The tiller still isn't running. Pop-Pop says the gas tank and carbureator are full of rust, and the rust is gumming up the works. So he took the thing apart and cleaned it out. When I left him yesterday evening, he was trying to figure out how to get it back together.
On the gardening front, I transplanted some Great Northern Beans from the "skippy" ends of the rows to the gaps in the "less skippy" ends of the rows, ending up with two nicely-populated half-rows of beans. We'll see whether they can tolerate transplanting. I then planted the remaining two half-rows in butter peas. I also re-planted the "skips" in the pole beans. Yes, I should've done that three weeks ago, but I didn't have any seeds.
Nanny picked the first squash yesterday. It came from one of two plants that she bought, already sprouted and potted. The day I set the squash plants in the garden, I also planted some squash seeds. The plants that came from those seeds already have little squash on them. Thus, it appears that buying already-growing squash plants doesn't result in a plate of fried squash much faster than planting squash seeds does.
We'll be picking 4 ripe Juliette tomatoes this evening, assuming the squirrells didn't get them last night. Since they grew in Pop-Pop's dirt, we'll let him have the first taste. Assuming the tomatoes are still there, of course. Big assumption.
Last year, the squirrells vandalyzed the tomatoes something awful. When it first started happening, Pop-Pop offered to shoot any squirrells he caught in the act. I hated for him to do that. I mean, they're just trying to make a living like the rest of us, right? I didn't begrudge them a tomato or two.
It wouldn't have been so bad if they had eaten everything they picked. But I found not-quite-perfectly-ripe tomatoes lying between the rows. They had little claw-cuts on their sides, but they had not been bitten. It was as if the squirrells picked them, looked at them, said, "Nah, I can do better," and chunked them over their shoulders. Pop-Pop's mother said that she heard that squirrells eat tomatoes not so much because they are hungry as because they are thirsty, and that we should try setting out a pan of water for them. I secretly thought, "Puh-leeeeze," but I set out an ice cream bucket full of water between the garden and the woods. Didn't work. Finally, Pop-Pop said, "I'm g'on shoot 'im if I catch 'im."
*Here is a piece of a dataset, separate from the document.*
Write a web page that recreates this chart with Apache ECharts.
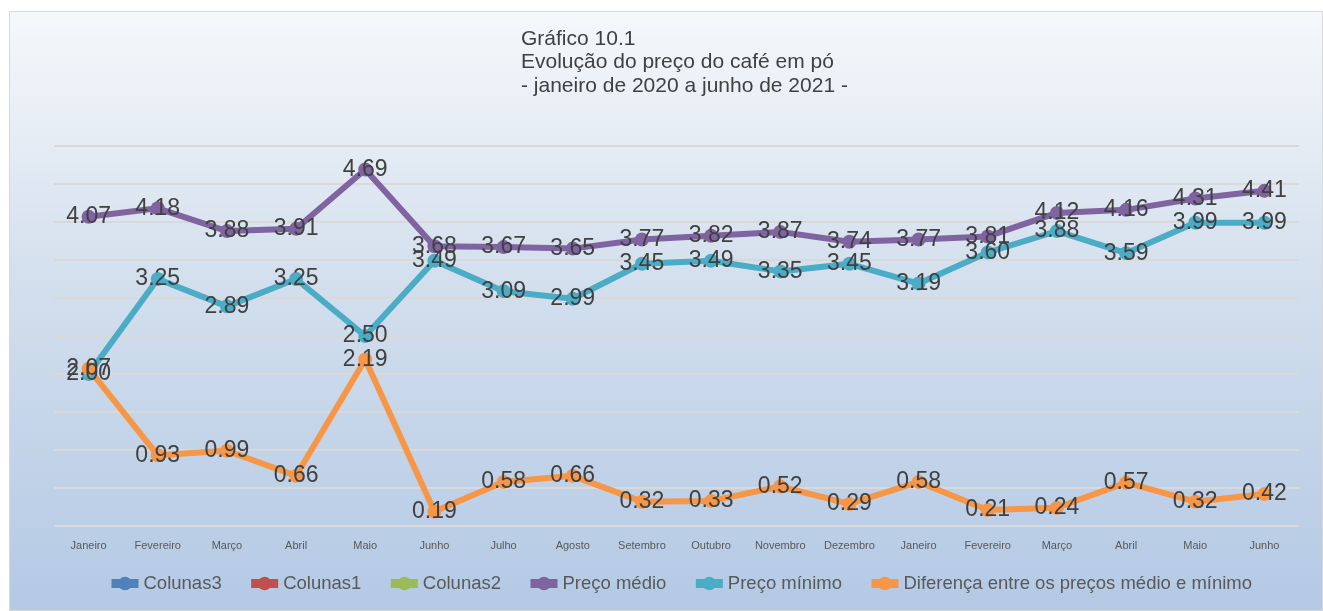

Some few days later, Pop-Pop's friend, Charles, dropped by to visit. As they sat on the back porch talking, Charles (who is tongue-tied) pointed and said [Lord, forgive me for this], "Deah doze ye twuhwhl. He tame outta woods wight oveh deah." Pop-Pop went and got his gun. He propped it on the porch rail and waited. A minute later, the squirrell reappeared; he had a tomato in his mouth. Amazingly, he stopped at the edge of the garden, sat up on his hind legs, and began to eat the tomato. Pop-Pop drew a bead on him and fired. The tomato exploded. The squirrell ran for the cover. Pop-Pop shouted, "Damn!" Charles roared with laughter. "You tuddna done 'at if you'd twied!" He would periodically break into giggling fits for the rest of that visit, and for the rest of the summer would ask, "You chot any twuhwhls waitwy?"